SMILE: systems metabolomics using interpretable learning and evolution

• Main Authors: Cuperlovic-Culf, M. (Author), Hu, T. (Author), Sha, C. (Author)
• Format: Article
• Language: English
• Published: BioMed Central Ltd 2021
• Subjects: algorithm; Algorithms; Alzheimer’s disease; Association reactions; biology; Biomedical research; Biomolecules; Computational Biology; Computational framework; Decision making; Decision-making mechanisms; Diagnosis; Disease development; Evolutionary algorithm; Evolutionary algorithms; Feature interaction; Graphical user interfaces; High throughput studies; Interpretable machine learning; Learning and evolution; machine learning; Machine learning; Machine Learning; Machine learning methods; Machine learning models; Metabolism; Metabolites; metabolomics; Metabolomics; Predictive analytics
• Online Access: View Fulltext in Publisher

 Background: Direct link between metabolism and cell and organism phenotype in health and disease makes metabolomics, a high throughput study of small molecular metabolites, an essential methodology for understanding and diagnosing disease development and progression.
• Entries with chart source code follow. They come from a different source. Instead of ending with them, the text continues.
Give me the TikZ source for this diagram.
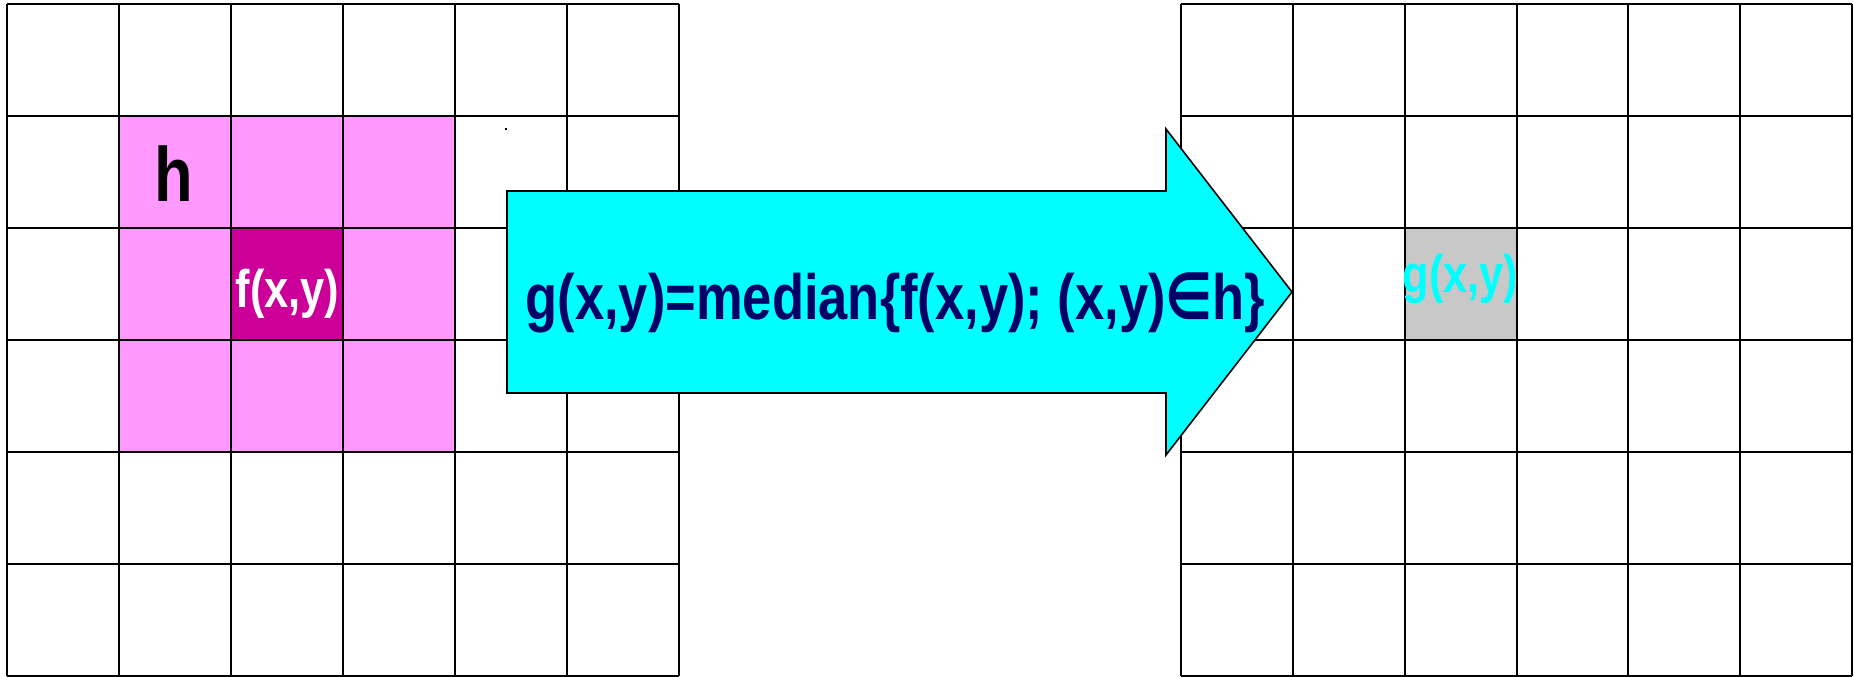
\documentclass[tikz,border=0pt]{standalone}
\usepackage{fontspec}
\newfontfamily\narrowsans{Liberation Sans}[FakeStretch=0.82]
\newfontfamily\symsans{DejaVu Sans}[FakeStretch=0.82]
\definecolor{nbpink}{HTML}{FF99FF}
\definecolor{centremag}{HTML}{CC0099}
\definecolor{arrowcyan}{HTML}{00FFFF}
\definecolor{outgray}{HTML}{C8C8C8}
\definecolor{formulanavy}{HTML}{000066}
\tikzset{
  gridline/.style={line width=1pt, black},
  arrowshape/.style={fill=arrowcyan, draw=black, line width=0.8pt, line join=miter},
  labeltext/.style={font=\narrowsans\bfseries, inner sep=0pt, anchor=base},
}
\begin{document}
\begin{tikzpicture}[x=0.5pt,y=-0.5pt]
  \useasboundingbox (0,0) rectangle (1854,676);
  % input image: 3x3 neighbourhood h and its centre pixel
  \fill[nbpink] (119,116) rectangle (455,452);
  \fill[centremag] (231,228) rectangle (343,340);
  % output image: the computed pixel
  \fill[outgray] (1404.7,228) rectangle (1516.5,340);
  % left pixel grid
  \foreach \i in {0,...,6} {
    \draw[gridline] ({7+112*\i},4) -- ({7+112*\i},676);
    \draw[gridline] (7,{4+112*\i}) -- (679,{4+112*\i});
  }
  % right pixel grid
  \foreach \i in {0,...,6} {
    \draw[gridline] ({1181+111.83*\i},4) -- ({1181+111.83*\i},676);
    \draw[gridline] (1181,{4+112*\i}) -- (1852,{4+112*\i});
  }
  % stray point
  \fill[black] (505,128) rectangle (507,130);
  % block arrow carrying the formula
  \draw[arrowshape] (507,191) -- (1166,191) -- (1166,129) -- (1292,292)
    -- (1166,455) -- (1166,393) -- (507,393) -- cycle;
  % labels
  \node[labeltext, font=\narrowsans\bfseries\fontsize{38.5}{40}\selectfont, text=black]
    (hlabel) at (174,201) {h};
  \node[labeltext, font=\narrowsans\bfseries\fontsize{26.5}{28}\selectfont, text=white]
    (flabel) at (287.5,307) {f(x,y)};
  \node[labeltext, font=\narrowsans\bfseries\fontsize{26.5}{28}\selectfont, text=arrowcyan]
    (glabel) at (1460.5,292) {g(x,y)};
  \node[labeltext, font=\narrowsans\bfseries\fontsize{32}{34}\selectfont, text=formulanavy]
    (formula) at (895.5,319) {g(x,y)=median\{f(x,y); (x,y){\symsans\bfseries ∈}h\}};
\end{tikzpicture}
\end{document}
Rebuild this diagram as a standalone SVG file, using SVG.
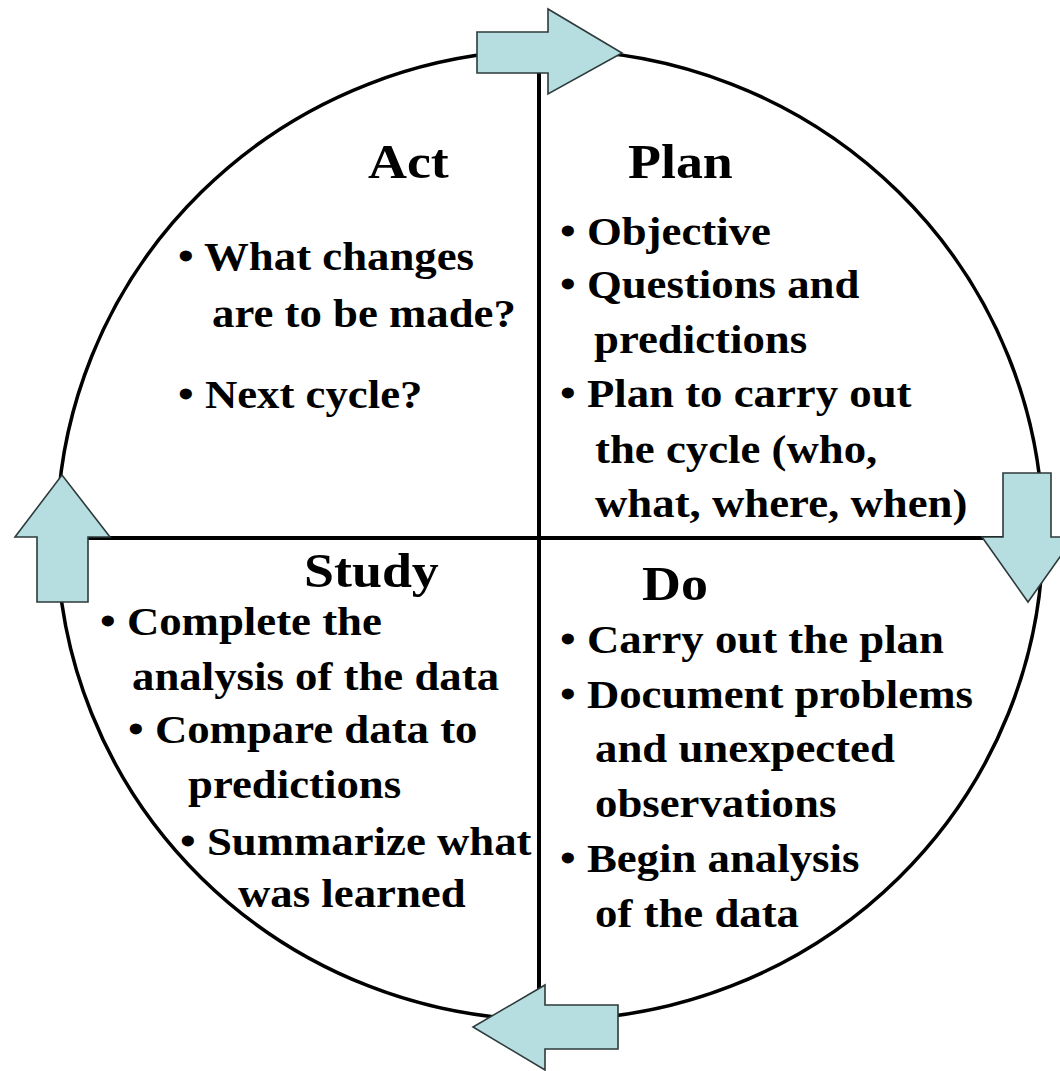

Machine learning methods have seen increasing adoptions in metabolomics thanks to their powerful prediction abilities. However, the “black-box” nature of many machine learning models remains a major challenge for wide acceptance and utility as it makes the interpretation of decision process difficult. This challenge is particularly predominant in biomedical research where understanding of the underlying decision making mechanism is essential for insuring safety and gaining new knowledge. Results: In this article, we proposed a novel computational framework, Systems Metabolomics using Interpretable Learning and Evolution (SMILE), for supervised metabolomics data analysis. Our methodology uses an evolutionary algorithm to learn interpretable predictive models and to identify the most influential metabolites and their interactions in association with disease. Moreover, we have developed a web application with a graphical user interface that can be used for easy analysis, interpretation and visualization of the results. Performance of the method and utilization of the web interface is shown using metabolomics data for Alzheimer’s disease. Conclusions: SMILE was able to identify several influential metabolites on AD and to provide interpretable predictive models that can be further used for a better understanding of the metabolic background of AD. SMILE addresses the emerging issue of interpretability and explainability in machine learning, and contributes to more transparent and powerful applications of machine learning in bioinformatics. © 2021, The Author(s).